How to Win Friends and Influence People
The original manual on dealing with people, and still the best, nearly a century on.
Core ideas
Don't criticise, condemn, or complain: it only puts people on the defensive.
A person's name is, to them, the sweetest sound in any language.
Become genuinely interested in others and they'll become interested in you.
The only way to win an argument is to avoid it; let the other person save face.
Lessons from the book
Criticism doesn't work
People rarely blame themselves, and attacking them guarantees they never will.
Carnegie opens with gangsters and fraudsters who each considered themselves misunderstood public benefactors. His point is uncomfortable: almost nobody, however wrong, blames themselves. Criticism therefore does not correct; it wounds pride, triggers defence, and hardens the exact behaviour it targets.
His alternative is not silence but curiosity: try honestly to understand why they acted as they did, because there is always a reason that makes sense from inside. This first principle carries the whole book. Any fool can condemn, and most fools do. Understanding is rarer, and it is the only door that opens people.
Become genuinely interested
You make more friends in two months of interest than two years of trying to be interesting.
The counterintuitive engine of the book: influence comes not from impressing people but from being impressed by them. Remember names, because a name is the person's favourite sound. Ask about their interests and actually listen. Let them talk more than you do. Everyone's favourite subject is reliably themselves.
Carnegie's crucial word is genuinely. Feigned interest reads as technique and curdles into flattery. Real curiosity about people is a practice you can build, and it happens to be pleasant: the world is more interesting when you assume everyone knows something you don't. The social returns are almost a side effect.
Let them save face
Win the argument and you usually lose the person.
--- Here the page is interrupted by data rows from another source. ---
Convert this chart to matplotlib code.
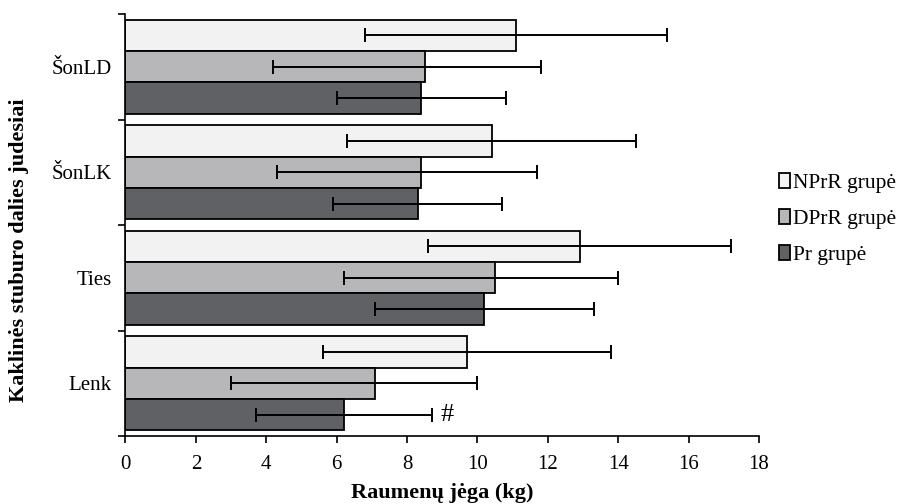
import matplotlib.pyplot as plt
import numpy as np
from matplotlib.ticker import FixedLocator

# Values (bottom to top on the y axis).
CATEGORIES = ["Lenk", "Ties", "ŠonLK", "ŠonLD"]
GROUPS = ["NPrR grupė", "DPrR grupė", "Pr grupė"]

NPRR_MEAN = [9.7, 12.9, 10.4, 11.1]
NPRR_ERR_LOW = [4.1, 4.3, 4.1, 4.3]
NPRR_ERR_HIGH = [4.1, 4.3, 4.1, 4.3]

DPRR_MEAN = [7.1, 10.5, 8.4, 8.5]
DPRR_ERR_LOW = [4.1, 4.3, 4.1, 4.3]
DPRR_ERR_HIGH = [2.9, 3.5, 3.3, 3.3]

PR_MEAN = [6.2, 10.2, 8.3, 8.4]
PR_ERR_LOW = [2.5, 3.1, 2.4, 2.4]
PR_ERR_HIGH = [2.5, 3.1, 2.4, 2.4]

X_TICKS = list(range(0, 20, 2))

COLORS = ["#f2f2f2", "#b7b7b9", "#606165"]
BAR_HEIGHT = 0.297

plt.rcParams["font.family"] = ["Liberation Serif", "DejaVu Serif"]

fig = plt.figure(figsize=(9.04, 5.04), dpi=100)
ax = fig.add_axes([0.1388, 0.1349, 0.7008, 0.8373])

y = np.arange(len(CATEGORIES))
series = [
    (NPRR_MEAN, NPRR_ERR_LOW, NPRR_ERR_HIGH, BAR_HEIGHT),
    (DPRR_MEAN, DPRR_ERR_LOW, DPRR_ERR_HIGH, 0.0),
    (PR_MEAN, PR_ERR_LOW, PR_ERR_HIGH, -BAR_HEIGHT),
]

for (means, low, high, offset), color, label in zip(series, COLORS, GROUPS):
    ax.barh(
        y + offset,
        means,
        height=BAR_HEIGHT,
        color=color,
        edgecolor="black",
        linewidth=1.3,
        label=label,
        zorder=2,
    )
    ax.errorbar(
        means,
        y + offset,
        xerr=[low, high],
        fmt="none",
        ecolor="black",
        elinewidth=1.4,
        capsize=5,
        capthick=1.4,
        zorder=3,
    )

ax.text(9.15, y[0] - BAR_HEIGHT, "#", fontsize=19, ha="center", va="center")

ax.set_xlim(0, 18)
ax.set_ylim(-0.5, len(CATEGORIES) - 0.5)
ax.set_xticks(X_TICKS)
ax.set_yticks(y)
ax.set_yticklabels(CATEGORIES)
ax.yaxis.set_minor_locator(FixedLocator(np.arange(-0.5, len(CATEGORIES), 1.0)))

ax.tick_params(axis="x", direction="out", length=5, width=1.2, labelsize=15, pad=9)
ax.tick_params(axis="y", which="major", length=0, labelsize=15, pad=10)
ax.tick_params(axis="y", which="minor", direction="out", length=5, width=1.2)

for side in ["top", "right"]:
    ax.spines[side].set_visible(False)
for side in ["left", "bottom"]:
    ax.spines[side].set_linewidth(1.2)

ax.set_xlabel("Raumenų jėga (kg)", fontsize=16, fontweight="bold")
ax.xaxis.set_label_coords(0.5, -0.112)
ax.set_ylabel("Kaklinės stuburo dalies judesiai", fontsize=16, fontweight="bold")
ax.yaxis.set_label_coords(-0.153, 0.44)

ax.legend(
    loc="center left",
    bbox_to_anchor=(1.0, 0.514),
    frameon=False,
    fontsize=15.5,
    handlelength=0.5,
    handleheight=0.7,
    handletextpad=0.15,
    labelspacing=0.75,
    borderaxespad=0.55,
)

fig.savefig("out.png", dpi=100)
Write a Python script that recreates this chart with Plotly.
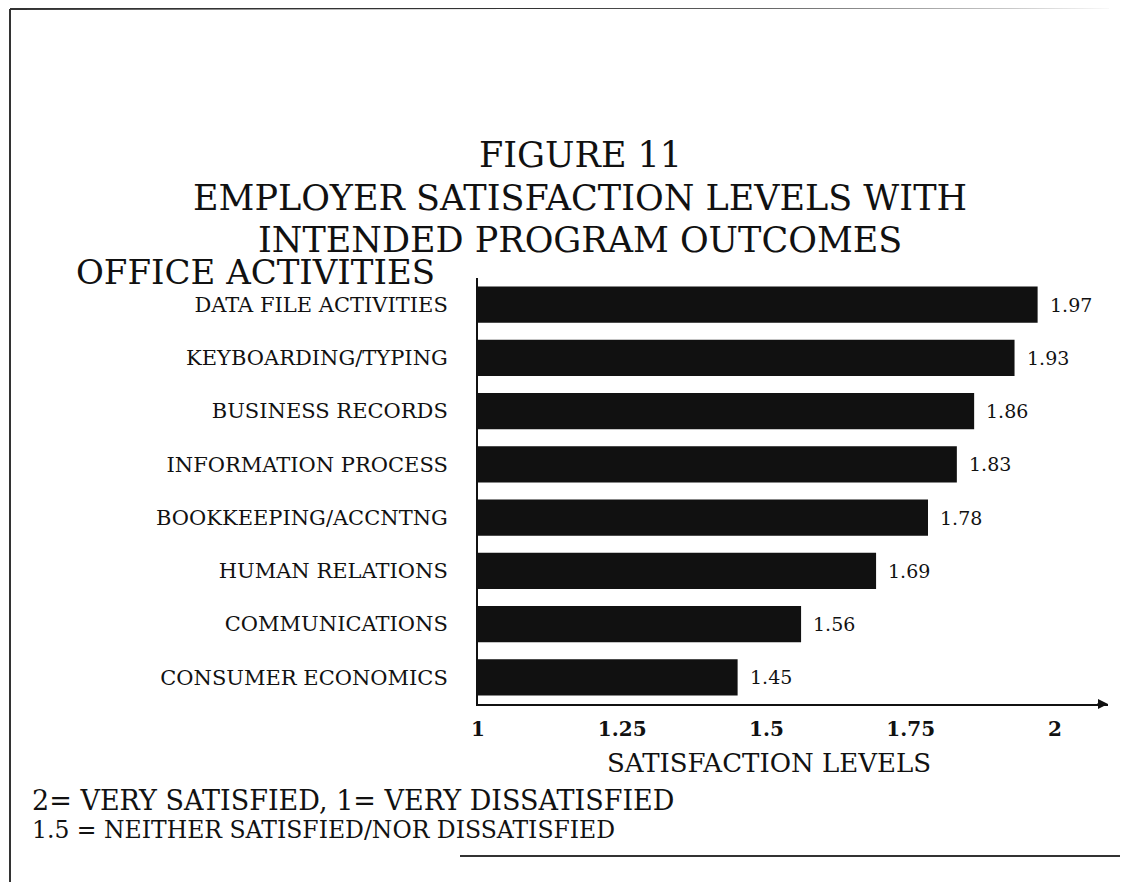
import plotly.graph_objects as go

categories = ["DATA FILE ACTIVITIES", "KEYBOARDING/TYPING", "BUSINESS RECORDS",
              "INFORMATION PROCESS", "BOOKKEEPING/ACCNTNG", "HUMAN RELATIONS",
              "COMMUNICATIONS", "CONSUMER ECONOMICS"]
values = [1.97, 1.93, 1.86, 1.83, 1.78, 1.69, 1.56, 1.45]
tick_vals = [1, 1.25, 1.5, 1.75, 2]
tick_text = ["1", "1.25", "1.5", "1.75", "2"]

FONT = "DejaVu Serif"
INK = "#111111"
# page body has an 8px margin; figure is sized to fit the 1128x882 window
OFF = 8
W, H = 1120, 874
ML, MR, MT, MB = 470, 20, 270, 178

fig = go.Figure()
fig.add_trace(go.Bar(
    y=categories, x=[v - 1 for v in values], base=1, orientation="h",
    marker=dict(color=INK, line=dict(width=0)), width=0.68,
    hoverinfo="skip",
))

# value labels beside bar ends
for c, v in zip(categories, values):
    fig.add_annotation(x=v, y=c, xref="x", yref="y", text=f"{v:.2f}", showarrow=False,
                       xanchor="left", yanchor="middle", xshift=10,
                       font=dict(family=FONT, size=19, color=INK))

fig.update_layout(
    width=W, height=H,
    margin=dict(l=ML, r=MR, t=MT, b=MB, autoexpand=False),
    paper_bgcolor="white", plot_bgcolor="white",
    showlegend=False,
    font=dict(family=FONT, color=INK),
    xaxis=dict(range=[1, 2.092], tickvals=tick_vals, ticktext=tick_text, automargin=False,
               showgrid=False, zeroline=False, showline=True, linecolor=INK, linewidth=2,
               ticks="", ticklabelstandoff=6,
               tickfont=dict(family=FONT, size=20, color=INK, weight="bold")),
    yaxis=dict(autorange="reversed", showgrid=False, zeroline=False, showline=True, automargin=False,
               linecolor=INK, linewidth=2, ticks="", ticklabelstandoff=24,
               tickfont=dict(family=FONT, size=21, color=INK)),
)

def ypaper(py):
    return (H - MB - (py - OFF)) / (H - MT - MB)

def xpaper(px):
    return (px - OFF - ML) / (W - ML - MR)

def text_at(t, x, y, size, anchor="center"):
    fig.add_annotation(text=t, xref="paper", yref="paper", x=xpaper(x), y=ypaper(y),
                       xanchor=anchor, yanchor="middle", showarrow=False,
                       font=dict(family=FONT, size=size, color=INK))

text_at("FIGURE 11", 580, 155, 35)
text_at("EMPLOYER SATISFACTION LEVELS WITH", 580, 198, 35)
text_at("INTENDED PROGRAM OUTCOMES", 580, 240, 35)
text_at("OFFICE ACTIVITIES", 74, 272, 34, "left")
text_at("SATISFACTION LEVELS", 769, 763, 26)
text_at("2= VERY SATISFIED, 1= VERY DISSATISFIED", 30, 800, 27, "left")
text_at("1.5 = NEITHER SATISFIED/NOR DISSATISFIED", 30, 830, 23.5, "left")

# axis arrow head
fig.add_annotation(x=1.0, y=0, xref="paper", yref="paper", ax=-12, ay=0, axref="pixel", ayref="pixel",
                   text="", showarrow=True, arrowhead=2, arrowsize=1, arrowwidth=2, arrowcolor=INK)

# scan frame lines (reference pixel coordinates)
frame = [
    (10, 9, 10, 890),
    (10, 9, 1136, 7),
    (460, 856, 1136, 856),
]
for x0, y0, x1, y1 in frame:
    fig.add_shape(type="line", xref="paper", yref="paper",
                  x0=xpaper(x0), y0=ypaper(y0), x1=xpaper(x1), y1=ypaper(y1),
                  line=dict(color="#333333", width=2))

fig.write_html("out.html")
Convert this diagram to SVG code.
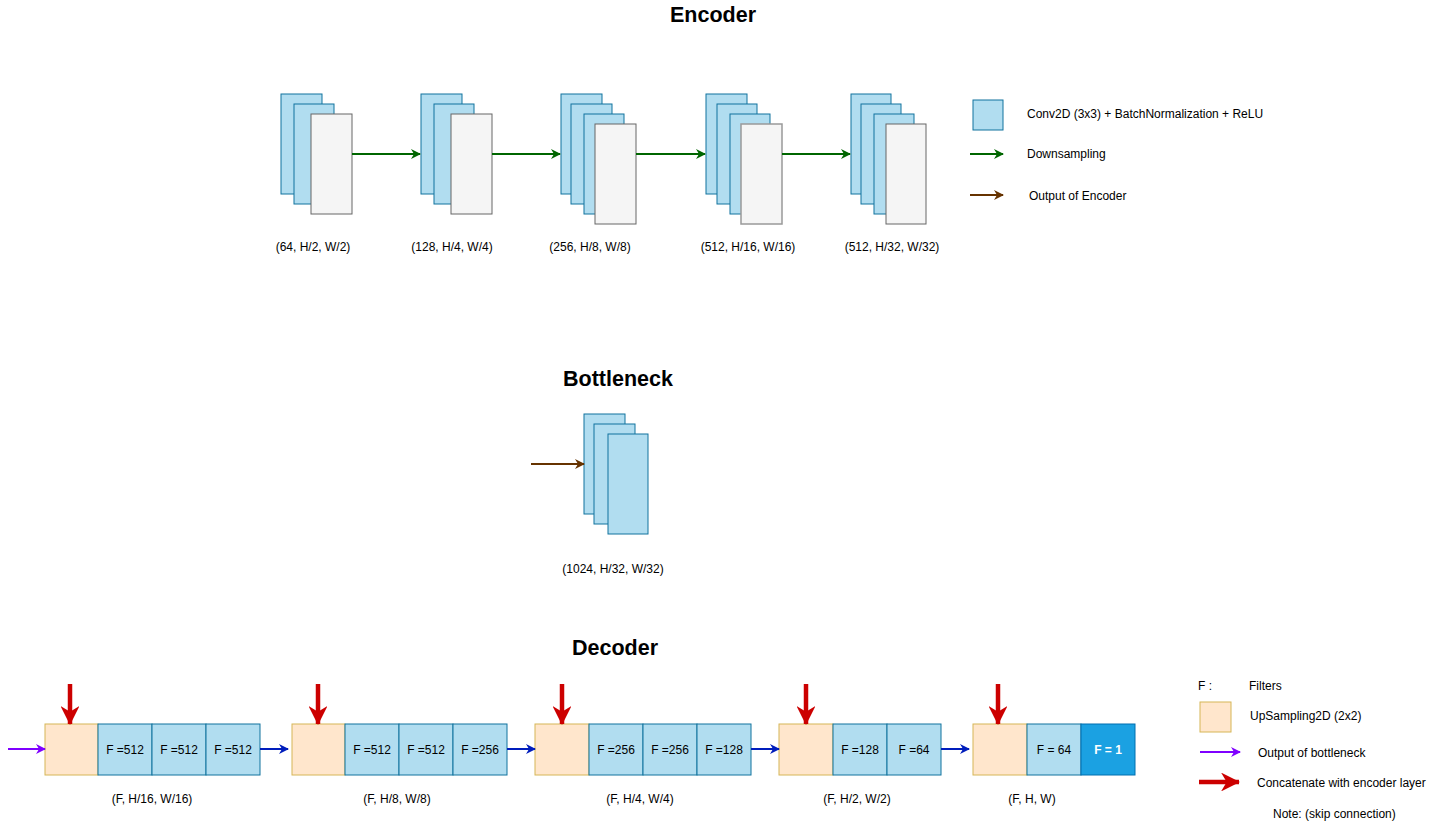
<svg xmlns="http://www.w3.org/2000/svg" width="1436" height="829" viewBox="0 0 1436 829">
<style>
text{font-family:"Liberation Sans",Arial,sans-serif;fill:#000}
.t{font-size:21.5px;font-weight:bold;text-anchor:middle}
.l{font-size:12px;text-anchor:middle}
.g{font-size:12px}
.c{font-size:12px;text-anchor:middle}
.b{fill:#b1ddf0;stroke:#10739e;stroke-width:1}
.w{fill:#f5f5f5;stroke:#666666;stroke-width:1}
.o{fill:#ffe6cc;stroke:#d6b656;stroke-width:1}
.d{fill:#1ba1e2;stroke:#006eaf;stroke-width:1}
.gr{stroke:#006600;stroke-width:2;fill:none}
.br{stroke:#663300;stroke-width:2;fill:none}
.pu{stroke:#7f00ff;stroke-width:2;fill:none}
.bl{stroke:#001dbc;stroke-width:2;fill:none}
.rd{stroke:#cc0000;stroke-width:4.5;fill:none}
</style>
<defs>
<marker id="ag" viewBox="0 0 10 10" refX="9" refY="5" markerWidth="5" markerHeight="5" orient="auto"><path d="M0,0 L10,5 L0,10 L3,5 Z" fill="#006600"/></marker>
<marker id="ab" viewBox="0 0 10 10" refX="9" refY="5" markerWidth="5" markerHeight="5" orient="auto"><path d="M0,0 L10,5 L0,10 L3,5 Z" fill="#663300"/></marker>
<marker id="ap" viewBox="0 0 10 10" refX="9" refY="5" markerWidth="5" markerHeight="5" orient="auto"><path d="M0,0 L10,5 L0,10 L3,5 Z" fill="#7f00ff"/></marker>
<marker id="al" viewBox="0 0 10 10" refX="9" refY="5" markerWidth="5" markerHeight="5" orient="auto"><path d="M0,0 L10,5 L0,10 L3,5 Z" fill="#001dbc"/></marker>
<marker id="ar" viewBox="0 0 10 10" refX="9.5" refY="5" markerWidth="4.2" markerHeight="4.2" orient="auto"><path d="M0,0 L10,5 L0,10 L3,5 Z" fill="#cc0000"/></marker>
</defs>
<rect width="1436" height="829" fill="#ffffff"/>

<text class="t" x="713" y="22">Encoder</text>
<text class="t" x="618" y="386">Bottleneck</text>
<text class="t" x="615" y="655">Decoder</text>

<g id="enc1">
<rect class="b" x="281" y="94" width="41" height="100"/>
<rect class="b" x="294" y="104" width="40" height="100"/>
<rect class="w" x="311" y="114" width="41" height="100"/>
<text class="l" x="313" y="251">(64, H/2, W/2)</text>
</g>
<g id="enc2">
<rect class="b" x="421" y="94" width="41" height="100"/>
<rect class="b" x="434" y="104" width="40" height="100"/>
<rect class="w" x="451" y="114" width="41" height="100"/>
<text class="l" x="452" y="251">(128, H/4, W/4)</text>
</g>
<g id="enc3">
<rect class="b" x="561" y="94" width="41" height="100"/>
<rect class="b" x="571" y="104" width="41" height="100"/>
<rect class="b" x="584" y="114" width="40" height="100"/>
<rect class="w" x="595" y="124" width="41" height="100"/>
<text class="l" x="590" y="251">(256, H/8, W/8)</text>
</g>
<g id="enc4">
<rect class="b" x="706" y="94" width="41" height="100"/>
<rect class="b" x="717" y="104" width="40" height="100"/>
<rect class="b" x="730" y="114" width="40" height="100"/>
<rect class="w" x="741" y="124" width="41" height="100" style="stroke:#999999;stroke-width:1.5"/>
<text class="l" x="748" y="251">(512, H/16, W/16)</text>
</g>
<g id="enc5">
<rect class="b" x="851" y="94" width="40" height="100"/>
<rect class="b" x="861" y="104" width="40" height="100"/>
<rect class="b" x="874" y="114" width="40" height="100"/>
<rect class="w" x="886" y="124" width="40" height="100"/>
<text class="l" x="892" y="251">(512, H/32, W/32)</text>
</g>

<g id="legend-enc">
<rect class="b" x="973" y="100" width="30" height="30"/>
<text class="g" x="1027" y="118">Conv2D (3x3) + BatchNormalization + ReLU</text>
<text class="g" x="1027" y="158">Downsampling</text>
<text class="g" x="1029" y="200">Output of Encoder</text>
</g>

<g id="bottleneck">
<rect class="b" x="584" y="414" width="41" height="100"/>
<rect class="b" x="594" y="424" width="41" height="100"/>
<rect class="b" x="608" y="434" width="40" height="100"/>
<text class="l" x="613" y="573">(1024, H/32, W/32)</text>
</g>

<g id="dec1">
<rect class="o" x="45" y="724" width="53" height="51"/>
<rect class="b" x="98" y="724" width="54" height="51"/>
<rect class="b" x="152" y="724" width="54" height="51"/>
<rect class="b" x="206" y="724" width="54" height="51"/>
<text class="c" x="125" y="754">F =512</text>
<text class="c" x="179" y="754">F =512</text>
<text class="c" x="233" y="754">F =512</text>
<text class="l" x="152" y="803">(F, H/16, W/16)</text>
</g>
<g id="dec2">
<rect class="o" x="292" y="724" width="53" height="51"/>
<rect class="b" x="345" y="724" width="54" height="51"/>
<rect class="b" x="399" y="724" width="54" height="51"/>
<rect class="b" x="453" y="724" width="54" height="51"/>
<text class="c" x="372" y="754">F =512</text>
<text class="c" x="426" y="754">F =512</text>
<text class="c" x="480" y="754">F =256</text>
<text class="l" x="397" y="803">(F, H/8, W/8)</text>
</g>
<g id="dec3">
<rect class="o" x="535" y="724" width="54" height="51"/>
<rect class="b" x="589" y="724" width="54" height="51"/>
<rect class="b" x="643" y="724" width="54" height="51"/>
<rect class="b" x="697" y="724" width="54" height="51"/>
<text class="c" x="616" y="754">F =256</text>
<text class="c" x="670" y="754">F =256</text>
<text class="c" x="724" y="754">F =128</text>
<text class="l" x="640" y="803">(F, H/4, W/4)</text>
</g>
<g id="dec4">
<rect class="o" x="779" y="724" width="54" height="51"/>
<rect class="b" x="833" y="724" width="54" height="51"/>
<rect class="b" x="887" y="724" width="54" height="51"/>
<text class="c" x="860" y="754">F =128</text>
<text class="c" x="914" y="754">F =64</text>
<text class="l" x="857" y="803">(F, H/2, W/2)</text>
</g>
<g id="dec5">
<rect class="o" x="973" y="724" width="54" height="51"/>
<rect class="b" x="1027" y="724" width="54" height="51"/>
<rect class="d" x="1081" y="724" width="54" height="51"/>
<text class="c" x="1054" y="754">F = 64</text>
<text class="c" x="1108" y="754" style="fill:#ffffff;font-weight:bold">F = 1</text>
<text class="l" x="1032" y="803">(F, H, W)</text>
</g>

<g id="legend-dec">
<text class="g" x="1198" y="690">F :</text>
<text class="g" x="1249" y="690">Filters</text>
<rect class="o" x="1200" y="702" width="31" height="30"/>
<text class="g" x="1250" y="720">UpSampling2D (2x2)</text>
<text class="g" x="1258" y="757">Output of bottleneck</text>
<text class="g" x="1257" y="787">Concatenate with encoder layer</text>
<text class="g" x="1273" y="818">Note: (skip connection)</text>
</g>

<g id="connectors">
<line class="gr" x1="352" y1="154" x2="420" y2="154" marker-end="url(#ag)"/>
<line class="gr" x1="492" y1="154" x2="560" y2="154" marker-end="url(#ag)"/>
<line class="gr" x1="636" y1="154" x2="705" y2="154" marker-end="url(#ag)"/>
<line class="gr" x1="782" y1="154" x2="850" y2="154" marker-end="url(#ag)"/>
<line class="gr" x1="970" y1="154" x2="1003" y2="154" marker-end="url(#ag)"/>
<line class="br" x1="970" y1="195" x2="1003" y2="195" marker-end="url(#ab)"/>
<line class="br" x1="531" y1="464" x2="584" y2="464" marker-end="url(#ab)"/>
<line class="pu" x1="8" y1="749" x2="45" y2="749" marker-end="url(#ap)"/>
<line class="pu" x1="1200" y1="752" x2="1240" y2="752" marker-end="url(#ap)"/>
<line class="bl" x1="260" y1="749" x2="288" y2="749" marker-end="url(#al)"/>
<line class="bl" x1="507" y1="749" x2="535" y2="749" marker-end="url(#al)"/>
<line class="bl" x1="751" y1="749" x2="779" y2="749" marker-end="url(#al)"/>
<line class="bl" x1="941" y1="749" x2="969" y2="749" marker-end="url(#al)"/>
<line class="rd" x1="70" y1="684" x2="70" y2="724" marker-end="url(#ar)"/>
<line class="rd" x1="318" y1="684" x2="318" y2="724" marker-end="url(#ar)"/>
<line class="rd" x1="562" y1="684" x2="562" y2="724" marker-end="url(#ar)"/>
<line class="rd" x1="806" y1="684" x2="806" y2="724" marker-end="url(#ar)"/>
<line class="rd" x1="998" y1="684" x2="998" y2="724" marker-end="url(#ar)"/>
<line class="rd" x1="1199" y1="782" x2="1239" y2="782" marker-end="url(#ar)"/>
</g>
</svg>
Carnegie is blunt about arguments: you cannot win one. Lose it and you lost; win it and you made the other person feel inferior, which they will remember longer than your logic. When you must change someone's mind, start with agreement, admit your own errors first, and let them discover the conclusion as their own idea.
Above all, protect dignity. Correct people privately, praise every improvement, and give them a reputation to live up to rather than a failure to live down. Face-saving sounds old-fashioned until you watch a meeting where someone was humiliated into agreeing. They agreed. Nothing they do afterwards will look like agreement.
Our take
It's nearly a century old and the examples are full of 1930s salesmen, but the fundamentals haven't aged a day, because people haven't changed. Don't criticise, make the other person feel important, take a genuine interest in them. It's almost embarrassingly simple, and most of us still don't actually do it.
The risk is reading it as a manipulation manual; done insincerely, the advice curdles into flattery and people can smell it. Read it instead as a nudge to pay real attention to other people, and it becomes one of the highest-return books here. We'd happily give it to a teenager and a CEO on the same afternoon.
Is it for you?
Read it if
Anyone who wants timeless, humane fundamentals of interpersonal skill.
Skip it if
Readers put off by a dated tone, or who mistake sincerity for flattery.